Problem to work on
Give back exactly the lines from the beginning of the listing below to the line holding "import * as d3 from 'd3';", both ends included; the pictures stay out.

Listing
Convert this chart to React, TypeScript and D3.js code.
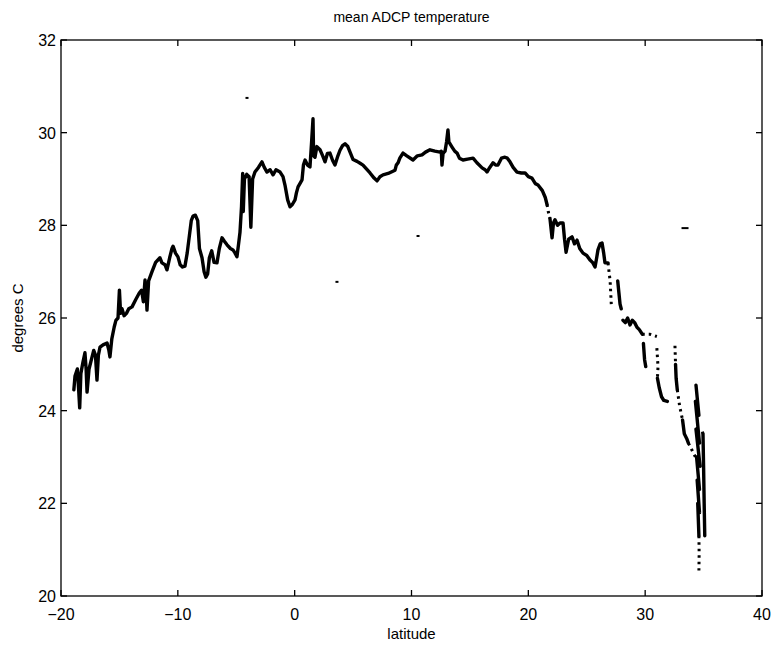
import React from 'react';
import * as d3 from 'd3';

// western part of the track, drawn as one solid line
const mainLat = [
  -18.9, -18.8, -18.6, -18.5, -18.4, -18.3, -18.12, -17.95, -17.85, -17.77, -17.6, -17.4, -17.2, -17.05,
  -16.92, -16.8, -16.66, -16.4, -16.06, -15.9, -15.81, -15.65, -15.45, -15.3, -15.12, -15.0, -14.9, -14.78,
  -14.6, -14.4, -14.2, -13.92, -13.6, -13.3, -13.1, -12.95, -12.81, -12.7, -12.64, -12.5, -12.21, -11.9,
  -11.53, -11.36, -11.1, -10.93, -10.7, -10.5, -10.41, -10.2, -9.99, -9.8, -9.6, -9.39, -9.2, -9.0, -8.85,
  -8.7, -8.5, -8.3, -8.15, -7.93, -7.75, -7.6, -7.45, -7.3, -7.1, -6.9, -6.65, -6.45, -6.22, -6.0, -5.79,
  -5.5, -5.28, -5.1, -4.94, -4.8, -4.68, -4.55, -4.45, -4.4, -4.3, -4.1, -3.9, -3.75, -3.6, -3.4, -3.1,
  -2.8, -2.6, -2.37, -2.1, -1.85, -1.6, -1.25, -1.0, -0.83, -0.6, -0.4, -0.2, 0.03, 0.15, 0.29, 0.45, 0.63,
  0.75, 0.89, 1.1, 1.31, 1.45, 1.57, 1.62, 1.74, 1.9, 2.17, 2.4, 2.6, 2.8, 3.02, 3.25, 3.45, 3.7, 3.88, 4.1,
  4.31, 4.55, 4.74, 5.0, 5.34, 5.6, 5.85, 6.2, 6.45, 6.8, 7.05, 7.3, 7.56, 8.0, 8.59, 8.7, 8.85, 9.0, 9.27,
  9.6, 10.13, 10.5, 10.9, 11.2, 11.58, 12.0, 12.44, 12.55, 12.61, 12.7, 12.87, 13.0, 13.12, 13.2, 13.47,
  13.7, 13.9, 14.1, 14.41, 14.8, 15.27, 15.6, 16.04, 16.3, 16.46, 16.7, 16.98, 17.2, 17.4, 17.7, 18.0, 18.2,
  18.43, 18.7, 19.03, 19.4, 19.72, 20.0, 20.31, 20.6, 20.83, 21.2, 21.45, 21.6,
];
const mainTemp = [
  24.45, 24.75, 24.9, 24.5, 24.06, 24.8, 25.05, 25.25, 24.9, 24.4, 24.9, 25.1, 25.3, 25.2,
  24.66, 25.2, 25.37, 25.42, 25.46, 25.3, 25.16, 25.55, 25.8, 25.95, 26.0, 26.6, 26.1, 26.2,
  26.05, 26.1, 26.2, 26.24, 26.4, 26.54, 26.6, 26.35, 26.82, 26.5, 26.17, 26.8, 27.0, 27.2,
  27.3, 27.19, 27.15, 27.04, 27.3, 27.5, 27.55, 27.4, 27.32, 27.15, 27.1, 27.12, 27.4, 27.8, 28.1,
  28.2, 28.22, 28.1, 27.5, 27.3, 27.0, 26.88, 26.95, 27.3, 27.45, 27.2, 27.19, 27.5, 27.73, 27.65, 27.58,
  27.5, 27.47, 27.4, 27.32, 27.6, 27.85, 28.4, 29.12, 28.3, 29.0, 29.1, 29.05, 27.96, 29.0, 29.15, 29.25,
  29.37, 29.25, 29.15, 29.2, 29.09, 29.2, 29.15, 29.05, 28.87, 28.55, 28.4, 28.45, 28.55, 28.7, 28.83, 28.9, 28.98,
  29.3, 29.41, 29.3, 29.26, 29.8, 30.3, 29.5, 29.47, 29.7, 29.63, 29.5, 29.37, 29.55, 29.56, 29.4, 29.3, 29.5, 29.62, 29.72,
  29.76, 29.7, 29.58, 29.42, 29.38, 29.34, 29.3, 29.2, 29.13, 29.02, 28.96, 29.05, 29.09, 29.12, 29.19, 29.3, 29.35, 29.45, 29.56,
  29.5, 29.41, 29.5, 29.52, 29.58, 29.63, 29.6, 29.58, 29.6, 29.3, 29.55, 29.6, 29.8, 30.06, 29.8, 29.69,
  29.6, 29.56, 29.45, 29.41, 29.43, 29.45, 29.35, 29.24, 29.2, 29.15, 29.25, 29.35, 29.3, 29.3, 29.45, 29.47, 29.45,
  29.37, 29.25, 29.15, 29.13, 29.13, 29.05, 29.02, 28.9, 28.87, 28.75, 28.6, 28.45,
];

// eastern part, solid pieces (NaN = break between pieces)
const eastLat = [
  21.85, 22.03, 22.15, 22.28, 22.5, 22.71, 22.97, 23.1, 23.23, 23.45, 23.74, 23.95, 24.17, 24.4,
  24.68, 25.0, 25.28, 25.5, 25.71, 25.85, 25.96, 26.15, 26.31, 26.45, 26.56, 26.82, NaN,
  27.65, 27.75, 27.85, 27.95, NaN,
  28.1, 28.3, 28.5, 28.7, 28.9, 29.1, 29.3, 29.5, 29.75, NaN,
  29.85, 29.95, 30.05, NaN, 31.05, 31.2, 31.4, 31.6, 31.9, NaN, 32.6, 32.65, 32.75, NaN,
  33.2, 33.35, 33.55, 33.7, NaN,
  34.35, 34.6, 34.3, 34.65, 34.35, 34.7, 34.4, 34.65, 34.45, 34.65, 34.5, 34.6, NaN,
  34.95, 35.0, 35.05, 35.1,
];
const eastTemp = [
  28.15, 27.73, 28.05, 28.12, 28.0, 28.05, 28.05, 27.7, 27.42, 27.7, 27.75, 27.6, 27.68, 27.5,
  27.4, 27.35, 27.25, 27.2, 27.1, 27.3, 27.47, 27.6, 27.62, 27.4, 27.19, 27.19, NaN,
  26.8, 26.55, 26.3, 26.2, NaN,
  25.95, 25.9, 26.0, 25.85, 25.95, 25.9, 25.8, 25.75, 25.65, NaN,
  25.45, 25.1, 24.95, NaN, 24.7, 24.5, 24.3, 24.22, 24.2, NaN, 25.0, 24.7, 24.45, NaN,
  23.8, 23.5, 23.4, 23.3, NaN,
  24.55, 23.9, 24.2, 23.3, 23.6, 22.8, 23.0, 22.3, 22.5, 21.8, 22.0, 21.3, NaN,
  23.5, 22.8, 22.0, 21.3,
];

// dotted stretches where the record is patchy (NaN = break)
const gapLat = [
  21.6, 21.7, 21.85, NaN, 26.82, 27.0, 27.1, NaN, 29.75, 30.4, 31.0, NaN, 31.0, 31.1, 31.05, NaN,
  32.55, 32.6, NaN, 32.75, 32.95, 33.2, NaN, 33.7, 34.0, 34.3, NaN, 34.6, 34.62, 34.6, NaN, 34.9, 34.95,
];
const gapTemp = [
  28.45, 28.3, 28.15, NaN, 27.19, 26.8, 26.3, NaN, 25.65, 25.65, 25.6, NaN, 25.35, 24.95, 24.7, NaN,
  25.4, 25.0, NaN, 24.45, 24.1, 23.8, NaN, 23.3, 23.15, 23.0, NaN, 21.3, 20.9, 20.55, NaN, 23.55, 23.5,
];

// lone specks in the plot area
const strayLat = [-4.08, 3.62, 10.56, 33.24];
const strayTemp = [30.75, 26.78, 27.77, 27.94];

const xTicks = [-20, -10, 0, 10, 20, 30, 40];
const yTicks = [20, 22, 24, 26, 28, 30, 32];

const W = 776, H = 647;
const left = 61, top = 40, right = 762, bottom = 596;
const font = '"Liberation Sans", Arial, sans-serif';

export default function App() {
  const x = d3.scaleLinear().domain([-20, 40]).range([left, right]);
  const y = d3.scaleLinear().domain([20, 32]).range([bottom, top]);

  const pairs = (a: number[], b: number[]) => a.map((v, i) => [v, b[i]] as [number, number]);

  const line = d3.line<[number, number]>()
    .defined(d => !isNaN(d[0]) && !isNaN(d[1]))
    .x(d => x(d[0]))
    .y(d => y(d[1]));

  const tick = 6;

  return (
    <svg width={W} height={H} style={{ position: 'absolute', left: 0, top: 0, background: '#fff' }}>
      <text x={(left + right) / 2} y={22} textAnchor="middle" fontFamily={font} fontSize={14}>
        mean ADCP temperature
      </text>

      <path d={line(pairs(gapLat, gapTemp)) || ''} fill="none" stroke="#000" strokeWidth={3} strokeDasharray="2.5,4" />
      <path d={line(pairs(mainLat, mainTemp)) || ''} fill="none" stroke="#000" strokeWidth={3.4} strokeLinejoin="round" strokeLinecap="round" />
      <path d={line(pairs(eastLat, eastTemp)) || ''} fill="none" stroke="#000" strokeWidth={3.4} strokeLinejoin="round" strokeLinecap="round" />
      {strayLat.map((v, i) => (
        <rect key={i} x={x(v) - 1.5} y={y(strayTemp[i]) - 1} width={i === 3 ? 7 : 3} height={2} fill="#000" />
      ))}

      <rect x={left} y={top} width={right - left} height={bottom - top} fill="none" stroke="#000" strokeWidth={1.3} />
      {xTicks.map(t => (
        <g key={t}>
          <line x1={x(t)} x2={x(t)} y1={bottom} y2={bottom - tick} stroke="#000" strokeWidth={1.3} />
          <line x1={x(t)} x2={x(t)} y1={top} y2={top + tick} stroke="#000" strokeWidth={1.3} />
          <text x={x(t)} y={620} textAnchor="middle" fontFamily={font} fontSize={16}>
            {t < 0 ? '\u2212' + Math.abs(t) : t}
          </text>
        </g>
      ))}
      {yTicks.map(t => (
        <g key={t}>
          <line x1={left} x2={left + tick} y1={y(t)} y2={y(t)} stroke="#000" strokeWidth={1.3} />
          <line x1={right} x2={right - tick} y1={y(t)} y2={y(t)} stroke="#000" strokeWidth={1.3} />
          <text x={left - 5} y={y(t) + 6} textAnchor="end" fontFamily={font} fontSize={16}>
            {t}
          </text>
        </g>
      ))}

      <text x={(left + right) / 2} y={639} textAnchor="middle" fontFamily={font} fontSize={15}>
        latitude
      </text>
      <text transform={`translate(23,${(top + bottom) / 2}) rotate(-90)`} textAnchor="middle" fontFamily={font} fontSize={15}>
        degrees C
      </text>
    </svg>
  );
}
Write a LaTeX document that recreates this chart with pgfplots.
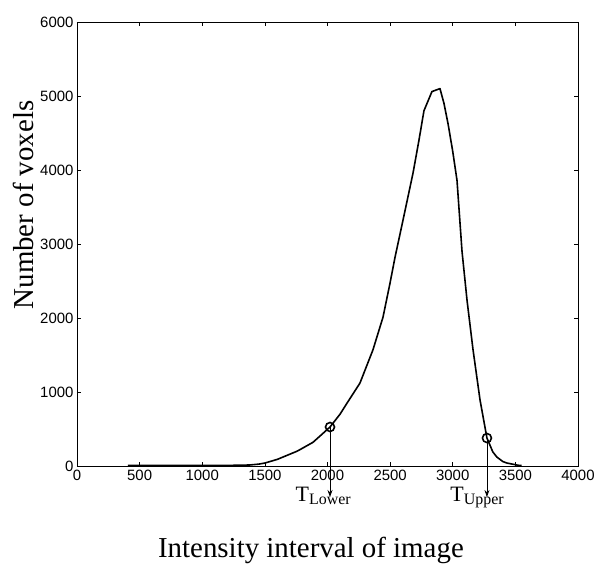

Correct output
Convert this chart to React, TypeScript and D3.js code.
import React from 'react';
import * as d3 from 'd3';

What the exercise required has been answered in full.